By Katabella Roberts
The Florida Supreme Court on Jan. 19 upheld a state law banning local governments from implementing restrictions on the sale of guns and ammunition.
Under Florida law passed in 1987, cities and counties are not allowed to create restrictions on guns that are stricter than state law, also known as “preemption” of local gun laws.
Those who do risk stiff penalties of up to $5,000 under a 2011 addition to the law, while those harmed by the unlawful ordinance can sue the local government for up to $100,000 in damages.
Lawsuits against the penalties were filed by cities and counties from various parts of the state, such as Fort Lauderdale, Miami Beach, Orlando, Tallahassee, Gainesville, and St. Petersburg following the 2018 massacre at Marjory Stoneman Douglas High School in Parkland, Florida, that left 17 dead.
Plaintiffs in the lawsuits, which were consolidated in Leon County circuit court, argued that the penalties imposed by the law amounted to “unnecessary and unconstitutional overreach.”
Court Rules Local Officials Can Face Penalties
The lawsuit, led by the city of Weston in Broward County, Florida, did not challenge the underlying 1987 law but the penalties added in 2011.
“Without immunity from liability, officials and localities are understandably likely to refrain from acting on matters they reasonably believe are both permissible and in the interest of their constituents, for fear of professional and financial ruin if it is later determined their belief was mistaken,” the plaintiffs argued.
But in a 4–1 ruling on Thursday, the court said that local officials will not be exempt from facing stiff penalties if they attempt to implement restrictions that go beyond state law.
In their 30-page opinion (pdf), the court stated that “the imposition of these civil statutory actions for violations of the (1987) preemption statute does not violate governmental function immunity.”
“It is not a core municipal function to occupy an area that the Legislature has preempted, and local governments have no lawful discretion or authority to enact ordinances that violate state preemption,” the court wrote.
“Consequently, the requirement of judicial involvement in determining whether the action of the public official was “knowing and willful” amounts to nothing less than an impermissible judicial intrusion into the official’s legislative thought process, and it undermines the official’s ability to effectuate the constituents’ will,” the judges added.
Cities, Counties May File Appeal
Thursday’s ruling upheld a decision (pdf) on the matter by the 1st District Court of Appeal in 2021.

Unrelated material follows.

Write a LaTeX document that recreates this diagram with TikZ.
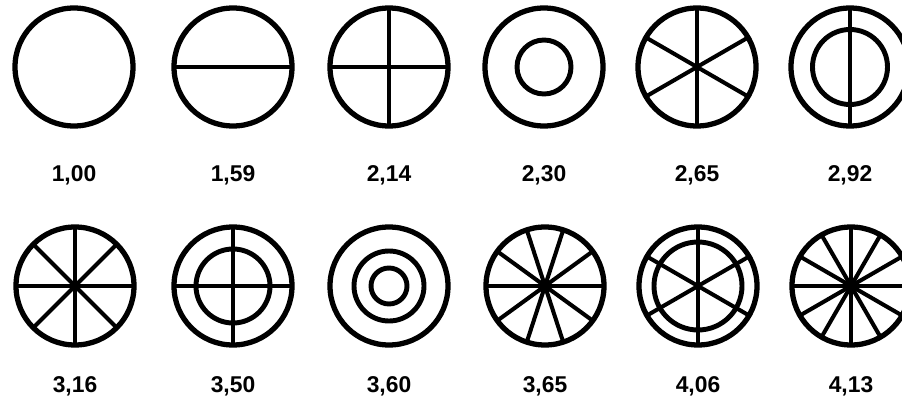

In that ruling, the appeals court wrote in its opinion that “taken together, Florida’s Constitution and statutes limit counties’ and municipalities’ powers of self-government by requiring consistency with legislatively-enacted general and special law.”
Jamie Cole, Weston’s city attorney told Florida Politics that Thursday’s ruling was a “sad day for legislative immunity in Florida and a sad day for local home rule.”
Cole said the city has not yet ruled out issuing an appeal against the Supreme Court ruling.
“We feel that legislative immunity is such a strong pillar of democracy, the Legislature should not be able to simply abrogate (repudiate) it by passing a statute,” said Cole.
Elsewhere, Pompano Beach Mayor Rex Hardin, who represents one of the cities in the lawsuit told the Orlando Sentinel that the ruling was “disappointing,” adding that city lawmakers will now face “draconian measures.”
“We were asking a conservative court to disagree with a very conservative law so yeah, I assumed it would be an uphill battle but it was worth fighting because you always hope the judicial branch sides with what you believe is the right decision,” Hardin said.
However, Florida Attorney General Ashley Moody wrote on Twitter on Thursday that the ruling was a “big win for our office.”
“Our attorneys fought hard to make sure local governments can’t trample on your 2nd Amendment rights,” Moody said.